Task goal. Include the line containing "offsets = [-w, 0, w]" and all lines before it, repeated exactly from the listing below, without pictures.

Dataset content.
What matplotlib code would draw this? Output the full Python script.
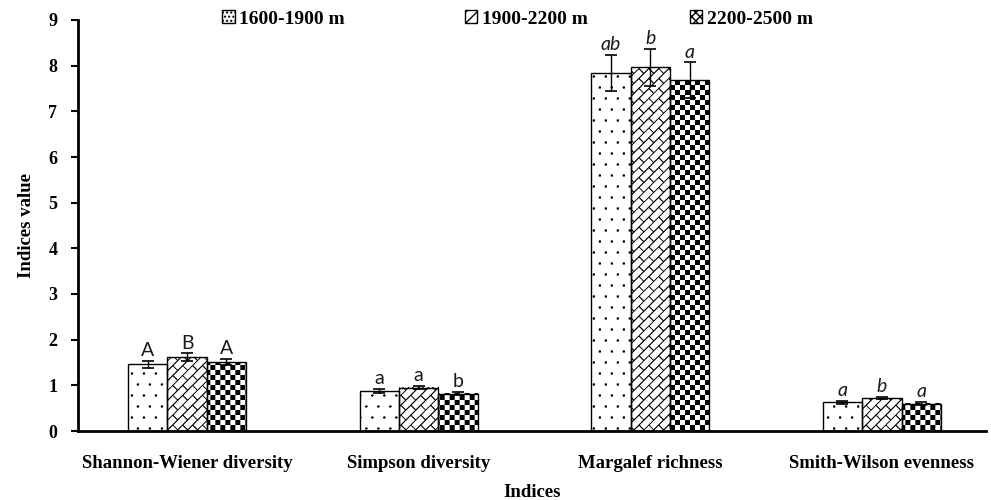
import numpy as np
import matplotlib
matplotlib.use("Agg")
import matplotlib.pyplot as plt
from matplotlib.patches import Patch

categories = ["Shannon-Wiener diversity", "Simpson diversity", "Margalef richness", "Smith-Wilson evenness"]
series_names = ["1600-1900 m", "1900-2200 m", "2200-2500 m"]
vals_1600 = [1.46, 0.88, 7.84, 0.63]
vals_1900 = [1.62, 0.95, 7.96, 0.72]
vals_2200 = [1.51, 0.82, 7.68, 0.60]
err_1600 = [0.08, 0.04, 0.40, 0.03]
err_1900 = [0.08, 0.04, 0.40, 0.03]
err_2200 = [0.06, 0.03, 0.39, 0.03]
letters_1600 = ["A", "a", "ab", "a"]
letters_1900 = ["B", "a", "b", "b"]
letters_2200 = ["A", "b", "a", "a"]
letter_italic = [False, False, True, True]

values = [vals_1600, vals_1900, vals_2200]
errors = [err_1600, err_1900, err_2200]
letters = [letters_1600, letters_1900, letters_2200]
patterns = ["dots", "brick", "checker"]

serif = "Liberation Serif"
fig = plt.figure(figsize=(9.91, 5.0), dpi=100)
ax = fig.add_axes([0.079, 0.138, 0.916, 0.822])
ax.set_xlim(-0.47, 3.45)
ax.set_ylim(0, 9)


def pattern_image(kind, x0, y0, wpx, hpx, ss=3):
    xs = x0 + (np.arange(wpx * ss) + 0.5) / ss
    ys = y0 + (np.arange(hpx * ss) + 0.5) / ss
    X, Y = np.meshgrid(xs, ys)
    if kind == "dots":
        row = np.floor(Y / 11.0)
        xoff = (row % 2) * 6.0
        dx = ((X - xoff) % 12.0) - 6.0
        dy = (Y % 11.0) - 5.5
        ink = ((dx ** 2 + dy ** 2) < 1.6).astype(float)
    elif kind == "brick":
        u = (X + Y) / np.sqrt(2)
        v = (Y - X) / np.sqrt(2)
        P, L, lw = 7.0, 14.0, 1.1
        r = np.floor(v / P)
        ink = ((v % P) < lw) | (((u + r * L / 2) % L) < lw)
        ink = ink.astype(float)
    else:
        ink = (((np.floor(X / 5.0) + np.floor(Y / 5.0)) % 2) == 0).astype(float)
    img = 1.0 - ink
    return img.reshape(hpx, ss, wpx, ss).mean(axis=(1, 3))


x = np.arange(len(categories))
w = 0.17
offsets = [-w, 0, w]

for si in range(3):
    xs = x + offsets[si]
    bars = ax.bar(xs, values[si], width=w, color="white", edgecolor="none", zorder=2)
    for b in bars:
        bx, bw, bh = b.get_x(), b.get_width(), b.get_height()
        (px0, py0) = ax.transData.transform((bx, 0))
        (px1, py1) = ax.transData.transform((bx + bw, bh))
        wpx = int(np.ceil(px1 - px0))
        hpx = int(np.ceil(py1 - py0))
        img = pattern_image(patterns[si], px0, py0, wpx, hpx)
        ax.imshow(img, cmap="gray", vmin=0, vmax=1, extent=[bx, bx + bw, 0, bh],
                  origin="lower", interpolation="nearest", aspect="auto", zorder=2.5)
    ax.bar(xs, values[si], width=w, fill=False, edgecolor="black", linewidth=1.0, zorder=3)
    ax.errorbar(xs, values[si], yerr=errors[si], fmt="none", ecolor="black",
                elinewidth=1.0, capsize=4, capthick=1.2, zorder=4)
    for ci in range(len(categories)):
        ax.text(xs[ci], values[si][ci] + errors[si][ci] + 0.04, letters[si][ci],
                ha="center", va="bottom", fontsize=14, family="Lato",
                style="italic" if letter_italic[ci] else "normal",
                color="#1a1a1a", zorder=5)

ax.set_xlim(-0.47, 3.45)
ax.set_ylim(0, 9)
ax.set_yticks(range(0, 10))
ax.set_xticks(x)
ax.set_xticklabels(categories, fontfamily=serif, fontweight="bold", fontsize=13.5)
ax.tick_params(axis="x", length=0, pad=17)
ax.tick_params(axis="y", length=5, width=1.5, direction="out", pad=10)
for lab in ax.get_yticklabels():
    lab.set_fontfamily(serif)
    lab.set_fontweight("bold")
    lab.set_fontsize(13)
for s in ["top", "right"]:
    ax.spines[s].set_visible(False)
for s in ["left", "bottom"]:
    ax.spines[s].set_linewidth(2)
ax.set_ylabel("Indices value", fontfamily=serif, fontweight="bold", fontsize=13.5, labelpad=10)
fig.text(0.537, 0.006, "Indices", ha="center", va="baseline", fontfamily=serif,
         fontweight="bold", fontsize=13.5)

handles = [Patch(facecolor="white", edgecolor="black", hatch="...."),
           Patch(facecolor="white", edgecolor="black", hatch="///"),
           Patch(facecolor="white", edgecolor="black", hatch="xxxx")]
anchors = [0.236, 0.481, 0.708]
for h, name, ax_x in zip(handles, series_names, anchors):
    fig.legend([h], [name], loc="center left", bbox_to_anchor=(ax_x - 0.012, 0.962),
               frameon=False, prop={"family": serif, "weight": "bold", "size": 14},
               handlelength=0.65, handleheight=0.65, handletextpad=0.25,
               borderpad=0, borderaxespad=0)

fig.savefig("out.png", dpi=100)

Written response.
What matplotlib code would draw this? Output the full Python script.
import numpy as np
import matplotlib
matplotlib.use("Agg")
import matplotlib.pyplot as plt
from matplotlib.patches import Patch

categories = ["Shannon-Wiener diversity", "Simpson diversity", "Margalef richness", "Smith-Wilson evenness"]
series_names = ["1600-1900 m", "1900-2200 m", "2200-2500 m"]
vals_1600 = [1.46, 0.88, 7.84, 0.63]
vals_1900 = [1.62, 0.95, 7.96, 0.72]
vals_2200 = [1.51, 0.82, 7.68, 0.60]
err_1600 = [0.08, 0.04, 0.40, 0.03]
err_1900 = [0.08, 0.04, 0.40, 0.03]
err_2200 = [0.06, 0.03, 0.39, 0.03]
letters_1600 = ["A", "a", "ab", "a"]
letters_1900 = ["B", "a", "b", "b"]
letters_2200 = ["A", "b", "a", "a"]
letter_italic = [False, False, True, True]

values = [vals_1600, vals_1900, vals_2200]
errors = [err_1600, err_1900, err_2200]
letters = [letters_1600, letters_1900, letters_2200]
patterns = ["dots", "brick", "checker"]

serif = "Liberation Serif"
fig = plt.figure(figsize=(9.91, 5.0), dpi=100)
ax = fig.add_axes([0.079, 0.138, 0.916, 0.822])
ax.set_xlim(-0.47, 3.45)
ax.set_ylim(0, 9)


def pattern_image(kind, x0, y0, wpx, hpx, ss=3):
    xs = x0 + (np.arange(wpx * ss) + 0.5) / ss
    ys = y0 + (np.arange(hpx * ss) + 0.5) / ss
    X, Y = np.meshgrid(xs, ys)
    if kind == "dots":
        row = np.floor(Y / 11.0)
        xoff = (row % 2) * 6.0
        dx = ((X - xoff) % 12.0) - 6.0
        dy = (Y % 11.0) - 5.5
        ink = ((dx ** 2 + dy ** 2) < 1.6).astype(float)
    elif kind == "brick":
        u = (X + Y) / np.sqrt(2)
        v = (Y - X) / np.sqrt(2)
        P, L, lw = 7.0, 14.0, 1.1
        r = np.floor(v / P)
        ink = ((v % P) < lw) | (((u + r * L / 2) % L) < lw)
        ink = ink.astype(float)
    else:
        ink = (((np.floor(X / 5.0) + np.floor(Y / 5.0)) % 2) == 0).astype(float)
    img = 1.0 - ink
    return img.reshape(hpx, ss, wpx, ss).mean(axis=(1, 3))


x = np.arange(len(categories))
w = 0.17
offsets = [-w, 0, w]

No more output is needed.